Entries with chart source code
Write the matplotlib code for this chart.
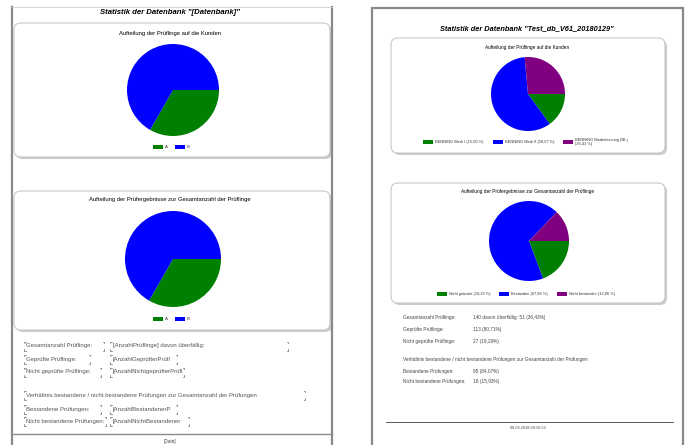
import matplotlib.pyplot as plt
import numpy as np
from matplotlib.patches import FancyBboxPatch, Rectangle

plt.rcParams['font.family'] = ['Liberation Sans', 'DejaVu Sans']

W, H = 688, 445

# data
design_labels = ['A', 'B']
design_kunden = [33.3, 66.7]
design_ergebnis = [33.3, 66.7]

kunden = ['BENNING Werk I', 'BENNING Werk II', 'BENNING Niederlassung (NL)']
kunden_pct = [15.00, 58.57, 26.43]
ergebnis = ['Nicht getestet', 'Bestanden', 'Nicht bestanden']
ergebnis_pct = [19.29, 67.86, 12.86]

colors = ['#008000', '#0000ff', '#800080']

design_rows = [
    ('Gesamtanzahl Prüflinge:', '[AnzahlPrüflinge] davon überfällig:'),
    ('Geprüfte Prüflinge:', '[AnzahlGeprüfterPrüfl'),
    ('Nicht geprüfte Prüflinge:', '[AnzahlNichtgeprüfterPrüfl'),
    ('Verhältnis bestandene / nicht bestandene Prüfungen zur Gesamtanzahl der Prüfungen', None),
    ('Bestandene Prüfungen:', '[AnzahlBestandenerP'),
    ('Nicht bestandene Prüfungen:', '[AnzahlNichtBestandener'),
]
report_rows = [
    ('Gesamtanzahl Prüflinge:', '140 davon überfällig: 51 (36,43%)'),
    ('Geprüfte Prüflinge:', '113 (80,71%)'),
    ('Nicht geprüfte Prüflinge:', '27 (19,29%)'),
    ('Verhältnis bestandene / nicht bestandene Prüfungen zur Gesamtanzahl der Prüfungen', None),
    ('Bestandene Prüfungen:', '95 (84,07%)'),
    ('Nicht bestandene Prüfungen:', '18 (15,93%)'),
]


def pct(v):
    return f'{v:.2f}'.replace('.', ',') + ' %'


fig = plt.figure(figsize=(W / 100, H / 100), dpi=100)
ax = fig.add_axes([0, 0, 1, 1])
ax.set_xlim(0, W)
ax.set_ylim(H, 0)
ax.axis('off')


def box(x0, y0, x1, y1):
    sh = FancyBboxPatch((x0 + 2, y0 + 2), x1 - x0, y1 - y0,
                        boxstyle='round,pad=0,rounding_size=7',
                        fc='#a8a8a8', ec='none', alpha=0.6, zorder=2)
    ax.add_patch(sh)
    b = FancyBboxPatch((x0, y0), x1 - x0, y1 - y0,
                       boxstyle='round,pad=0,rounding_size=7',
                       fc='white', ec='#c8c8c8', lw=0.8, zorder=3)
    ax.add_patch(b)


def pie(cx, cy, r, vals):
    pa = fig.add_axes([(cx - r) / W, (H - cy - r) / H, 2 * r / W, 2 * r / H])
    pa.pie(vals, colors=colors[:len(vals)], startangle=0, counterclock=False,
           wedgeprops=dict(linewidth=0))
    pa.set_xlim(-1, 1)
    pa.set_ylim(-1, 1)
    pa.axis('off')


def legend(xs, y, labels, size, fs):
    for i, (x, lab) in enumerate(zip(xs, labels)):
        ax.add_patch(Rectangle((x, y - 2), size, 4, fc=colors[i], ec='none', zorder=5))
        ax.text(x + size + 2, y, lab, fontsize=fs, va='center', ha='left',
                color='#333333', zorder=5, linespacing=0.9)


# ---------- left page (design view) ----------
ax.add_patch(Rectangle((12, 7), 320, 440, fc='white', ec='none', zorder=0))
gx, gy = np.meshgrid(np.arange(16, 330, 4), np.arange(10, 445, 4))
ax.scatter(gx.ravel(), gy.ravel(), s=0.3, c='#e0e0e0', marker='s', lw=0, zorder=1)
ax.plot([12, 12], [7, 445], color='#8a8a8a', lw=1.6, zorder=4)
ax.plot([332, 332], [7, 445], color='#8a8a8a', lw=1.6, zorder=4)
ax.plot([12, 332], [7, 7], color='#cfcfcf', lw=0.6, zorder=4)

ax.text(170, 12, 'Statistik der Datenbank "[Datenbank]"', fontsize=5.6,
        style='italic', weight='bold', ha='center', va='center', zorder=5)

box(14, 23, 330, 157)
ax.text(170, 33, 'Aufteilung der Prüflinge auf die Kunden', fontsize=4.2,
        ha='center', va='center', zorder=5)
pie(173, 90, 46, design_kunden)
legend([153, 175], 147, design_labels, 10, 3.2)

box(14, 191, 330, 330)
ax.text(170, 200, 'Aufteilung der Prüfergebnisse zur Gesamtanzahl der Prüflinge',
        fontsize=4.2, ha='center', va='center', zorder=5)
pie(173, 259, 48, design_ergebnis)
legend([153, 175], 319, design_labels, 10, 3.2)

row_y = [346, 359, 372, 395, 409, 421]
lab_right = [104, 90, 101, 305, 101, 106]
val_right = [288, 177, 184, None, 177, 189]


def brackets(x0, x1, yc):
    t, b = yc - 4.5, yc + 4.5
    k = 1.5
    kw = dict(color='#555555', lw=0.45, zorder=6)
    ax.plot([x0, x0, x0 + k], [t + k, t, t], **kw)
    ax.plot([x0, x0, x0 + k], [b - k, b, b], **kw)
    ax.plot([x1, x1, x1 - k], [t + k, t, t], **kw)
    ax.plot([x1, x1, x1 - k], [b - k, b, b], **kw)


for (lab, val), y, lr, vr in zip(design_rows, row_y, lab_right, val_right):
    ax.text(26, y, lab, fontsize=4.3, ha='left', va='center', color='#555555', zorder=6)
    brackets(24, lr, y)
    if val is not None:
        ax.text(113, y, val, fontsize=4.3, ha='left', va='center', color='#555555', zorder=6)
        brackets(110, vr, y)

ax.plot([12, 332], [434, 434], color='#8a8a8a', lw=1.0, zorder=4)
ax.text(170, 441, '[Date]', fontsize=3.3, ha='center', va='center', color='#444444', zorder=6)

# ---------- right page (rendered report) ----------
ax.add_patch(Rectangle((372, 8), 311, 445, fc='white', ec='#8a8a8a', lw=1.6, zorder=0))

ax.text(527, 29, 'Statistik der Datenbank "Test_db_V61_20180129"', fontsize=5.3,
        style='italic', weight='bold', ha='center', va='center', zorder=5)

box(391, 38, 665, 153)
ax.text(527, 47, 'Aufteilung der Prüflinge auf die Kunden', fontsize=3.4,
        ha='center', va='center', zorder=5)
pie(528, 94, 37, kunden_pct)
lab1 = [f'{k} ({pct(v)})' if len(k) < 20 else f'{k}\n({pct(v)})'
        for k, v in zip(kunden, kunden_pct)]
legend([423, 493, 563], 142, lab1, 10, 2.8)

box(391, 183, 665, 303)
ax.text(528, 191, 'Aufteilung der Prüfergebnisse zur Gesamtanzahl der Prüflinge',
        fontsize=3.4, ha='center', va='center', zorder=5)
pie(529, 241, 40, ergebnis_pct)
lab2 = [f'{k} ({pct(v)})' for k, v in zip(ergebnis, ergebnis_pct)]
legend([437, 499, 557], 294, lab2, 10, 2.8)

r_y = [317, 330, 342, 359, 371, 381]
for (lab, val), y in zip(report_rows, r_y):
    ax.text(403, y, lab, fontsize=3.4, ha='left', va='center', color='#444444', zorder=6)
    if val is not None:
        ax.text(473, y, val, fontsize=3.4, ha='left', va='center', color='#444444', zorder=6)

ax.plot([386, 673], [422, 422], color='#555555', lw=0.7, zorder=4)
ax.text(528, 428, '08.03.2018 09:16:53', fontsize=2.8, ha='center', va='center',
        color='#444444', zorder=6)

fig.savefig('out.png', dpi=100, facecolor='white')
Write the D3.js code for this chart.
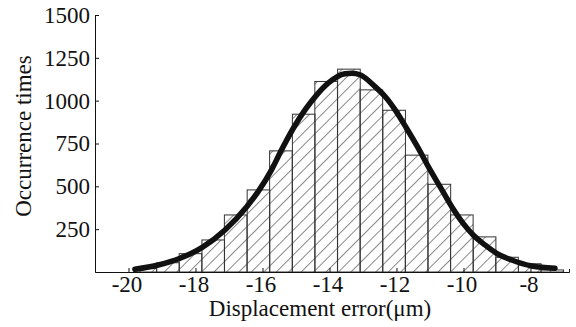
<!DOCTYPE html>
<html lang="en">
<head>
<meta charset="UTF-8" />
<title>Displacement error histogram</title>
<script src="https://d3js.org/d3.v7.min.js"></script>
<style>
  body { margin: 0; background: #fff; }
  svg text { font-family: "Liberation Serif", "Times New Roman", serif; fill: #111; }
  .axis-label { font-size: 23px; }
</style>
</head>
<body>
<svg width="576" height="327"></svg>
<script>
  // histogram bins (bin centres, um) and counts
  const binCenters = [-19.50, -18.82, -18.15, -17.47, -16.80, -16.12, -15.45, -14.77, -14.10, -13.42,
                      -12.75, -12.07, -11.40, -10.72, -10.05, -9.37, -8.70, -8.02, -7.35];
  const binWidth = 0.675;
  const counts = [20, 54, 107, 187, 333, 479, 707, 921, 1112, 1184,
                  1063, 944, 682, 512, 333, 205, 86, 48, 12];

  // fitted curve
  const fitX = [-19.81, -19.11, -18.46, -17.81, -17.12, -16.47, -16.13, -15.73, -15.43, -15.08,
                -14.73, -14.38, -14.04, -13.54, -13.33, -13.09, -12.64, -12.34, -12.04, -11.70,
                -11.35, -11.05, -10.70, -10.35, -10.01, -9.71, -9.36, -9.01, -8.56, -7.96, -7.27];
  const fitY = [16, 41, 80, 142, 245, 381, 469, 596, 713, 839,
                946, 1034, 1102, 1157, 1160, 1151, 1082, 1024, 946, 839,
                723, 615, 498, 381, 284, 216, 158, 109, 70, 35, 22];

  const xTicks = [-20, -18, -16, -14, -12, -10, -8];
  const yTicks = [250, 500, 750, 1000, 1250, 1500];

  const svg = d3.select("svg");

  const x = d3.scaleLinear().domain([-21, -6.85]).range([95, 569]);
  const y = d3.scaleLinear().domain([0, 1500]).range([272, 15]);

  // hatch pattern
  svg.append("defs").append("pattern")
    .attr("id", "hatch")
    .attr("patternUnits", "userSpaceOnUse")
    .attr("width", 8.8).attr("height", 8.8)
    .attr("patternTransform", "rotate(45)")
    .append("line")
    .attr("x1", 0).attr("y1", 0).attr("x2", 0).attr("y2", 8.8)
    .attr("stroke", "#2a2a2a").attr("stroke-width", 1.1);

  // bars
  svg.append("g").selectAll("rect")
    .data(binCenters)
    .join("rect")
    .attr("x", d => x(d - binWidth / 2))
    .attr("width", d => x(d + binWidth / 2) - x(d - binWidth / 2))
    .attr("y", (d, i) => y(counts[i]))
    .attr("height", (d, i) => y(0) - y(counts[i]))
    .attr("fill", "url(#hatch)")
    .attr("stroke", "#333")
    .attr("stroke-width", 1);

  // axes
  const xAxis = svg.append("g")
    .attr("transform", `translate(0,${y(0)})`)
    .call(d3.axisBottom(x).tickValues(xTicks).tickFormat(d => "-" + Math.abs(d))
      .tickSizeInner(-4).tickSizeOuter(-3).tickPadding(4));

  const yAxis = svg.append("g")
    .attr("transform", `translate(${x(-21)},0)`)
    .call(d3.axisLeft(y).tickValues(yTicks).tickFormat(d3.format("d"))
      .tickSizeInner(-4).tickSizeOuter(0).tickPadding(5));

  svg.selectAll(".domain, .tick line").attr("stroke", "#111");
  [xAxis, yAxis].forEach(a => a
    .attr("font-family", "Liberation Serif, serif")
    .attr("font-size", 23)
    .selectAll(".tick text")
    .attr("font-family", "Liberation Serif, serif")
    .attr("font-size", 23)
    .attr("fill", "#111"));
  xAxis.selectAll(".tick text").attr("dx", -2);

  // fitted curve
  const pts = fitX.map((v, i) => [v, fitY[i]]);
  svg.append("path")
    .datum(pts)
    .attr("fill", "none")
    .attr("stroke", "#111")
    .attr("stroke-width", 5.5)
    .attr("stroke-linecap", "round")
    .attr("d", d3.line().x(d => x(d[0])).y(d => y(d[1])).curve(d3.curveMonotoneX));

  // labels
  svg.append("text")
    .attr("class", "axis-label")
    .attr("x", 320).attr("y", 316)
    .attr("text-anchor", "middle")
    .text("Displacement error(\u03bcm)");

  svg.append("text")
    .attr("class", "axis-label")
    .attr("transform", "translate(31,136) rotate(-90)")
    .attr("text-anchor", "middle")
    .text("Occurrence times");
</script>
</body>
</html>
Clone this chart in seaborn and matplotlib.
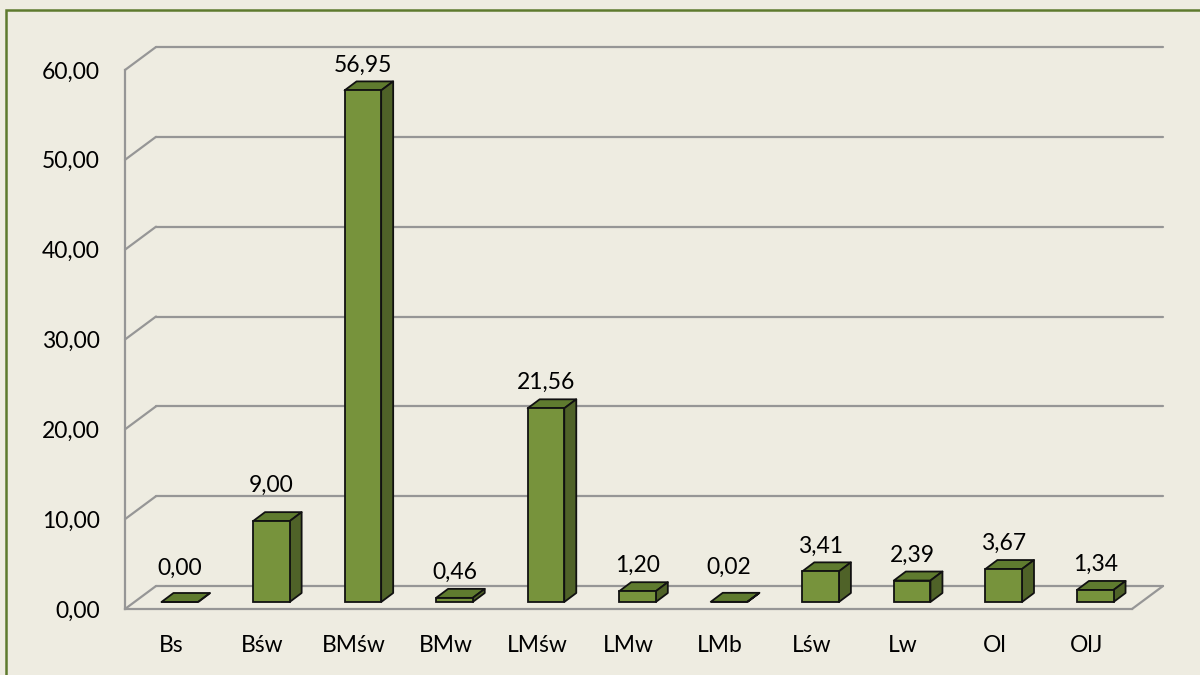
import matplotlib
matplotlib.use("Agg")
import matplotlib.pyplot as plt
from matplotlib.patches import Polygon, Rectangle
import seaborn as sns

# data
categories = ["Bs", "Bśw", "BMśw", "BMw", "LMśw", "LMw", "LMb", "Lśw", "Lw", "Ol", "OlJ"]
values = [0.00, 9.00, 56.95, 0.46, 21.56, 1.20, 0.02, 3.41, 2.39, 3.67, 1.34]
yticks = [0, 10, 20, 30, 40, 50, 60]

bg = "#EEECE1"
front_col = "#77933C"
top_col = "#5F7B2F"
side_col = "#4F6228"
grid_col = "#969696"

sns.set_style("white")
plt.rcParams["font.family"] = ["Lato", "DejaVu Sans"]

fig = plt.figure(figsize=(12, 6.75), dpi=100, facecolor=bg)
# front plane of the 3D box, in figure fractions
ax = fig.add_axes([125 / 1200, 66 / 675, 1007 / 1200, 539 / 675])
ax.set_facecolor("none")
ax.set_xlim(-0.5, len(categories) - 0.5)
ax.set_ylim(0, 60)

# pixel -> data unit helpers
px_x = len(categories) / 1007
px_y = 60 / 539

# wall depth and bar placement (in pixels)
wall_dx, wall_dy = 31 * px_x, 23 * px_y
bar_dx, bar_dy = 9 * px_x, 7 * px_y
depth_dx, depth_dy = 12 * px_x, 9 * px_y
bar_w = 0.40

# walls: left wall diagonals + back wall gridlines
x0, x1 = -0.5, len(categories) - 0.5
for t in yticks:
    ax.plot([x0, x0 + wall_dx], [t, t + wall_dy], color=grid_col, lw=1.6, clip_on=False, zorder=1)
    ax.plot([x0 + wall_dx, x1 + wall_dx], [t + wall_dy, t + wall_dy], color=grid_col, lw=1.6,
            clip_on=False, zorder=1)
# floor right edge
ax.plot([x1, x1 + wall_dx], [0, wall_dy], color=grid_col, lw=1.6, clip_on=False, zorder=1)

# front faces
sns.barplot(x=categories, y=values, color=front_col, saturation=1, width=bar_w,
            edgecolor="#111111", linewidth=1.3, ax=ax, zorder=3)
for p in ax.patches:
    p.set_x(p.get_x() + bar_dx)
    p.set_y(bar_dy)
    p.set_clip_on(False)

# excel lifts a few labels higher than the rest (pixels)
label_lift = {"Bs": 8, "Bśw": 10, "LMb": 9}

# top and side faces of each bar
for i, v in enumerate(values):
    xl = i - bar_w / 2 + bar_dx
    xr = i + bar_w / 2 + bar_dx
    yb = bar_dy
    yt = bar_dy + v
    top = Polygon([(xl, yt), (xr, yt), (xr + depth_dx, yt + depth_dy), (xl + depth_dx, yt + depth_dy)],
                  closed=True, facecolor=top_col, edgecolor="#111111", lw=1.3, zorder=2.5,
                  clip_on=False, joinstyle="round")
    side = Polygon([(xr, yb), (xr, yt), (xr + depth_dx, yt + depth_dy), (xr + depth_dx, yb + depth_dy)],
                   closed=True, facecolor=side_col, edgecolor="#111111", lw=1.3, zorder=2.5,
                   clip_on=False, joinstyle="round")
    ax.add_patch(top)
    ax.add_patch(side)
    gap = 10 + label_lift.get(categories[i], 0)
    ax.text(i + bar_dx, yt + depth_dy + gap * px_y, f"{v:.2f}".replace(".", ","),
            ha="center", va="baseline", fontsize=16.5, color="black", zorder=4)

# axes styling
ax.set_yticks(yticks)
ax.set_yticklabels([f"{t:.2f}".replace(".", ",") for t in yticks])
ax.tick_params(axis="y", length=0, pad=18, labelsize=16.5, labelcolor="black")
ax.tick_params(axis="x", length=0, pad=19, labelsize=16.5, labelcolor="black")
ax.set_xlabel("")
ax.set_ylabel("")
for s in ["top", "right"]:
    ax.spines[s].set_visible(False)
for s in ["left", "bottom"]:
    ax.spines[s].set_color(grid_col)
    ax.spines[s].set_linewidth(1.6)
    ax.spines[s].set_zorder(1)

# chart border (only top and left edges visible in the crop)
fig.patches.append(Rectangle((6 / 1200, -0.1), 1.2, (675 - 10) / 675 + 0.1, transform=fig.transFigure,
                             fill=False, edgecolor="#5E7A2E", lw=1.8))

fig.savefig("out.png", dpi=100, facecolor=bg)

> Goal:
Output the records above as they stand, from the first line to the line with "colors = ['#008000', '#0000ff', '#800080']", inclusive, and exclude the pictures.

> Solution to this exercise:
Write the matplotlib code for this chart.
import matplotlib.pyplot as plt
import numpy as np
from matplotlib.patches import FancyBboxPatch, Rectangle

plt.rcParams['font.family'] = ['Liberation Sans', 'DejaVu Sans']

W, H = 688, 445

# data
design_labels = ['A', 'B']
design_kunden = [33.3, 66.7]
design_ergebnis = [33.3, 66.7]

kunden = ['BENNING Werk I', 'BENNING Werk II', 'BENNING Niederlassung (NL)']
kunden_pct = [15.00, 58.57, 26.43]
ergebnis = ['Nicht getestet', 'Bestanden', 'Nicht bestanden']
ergebnis_pct = [19.29, 67.86, 12.86]

colors = ['#008000', '#0000ff', '#800080']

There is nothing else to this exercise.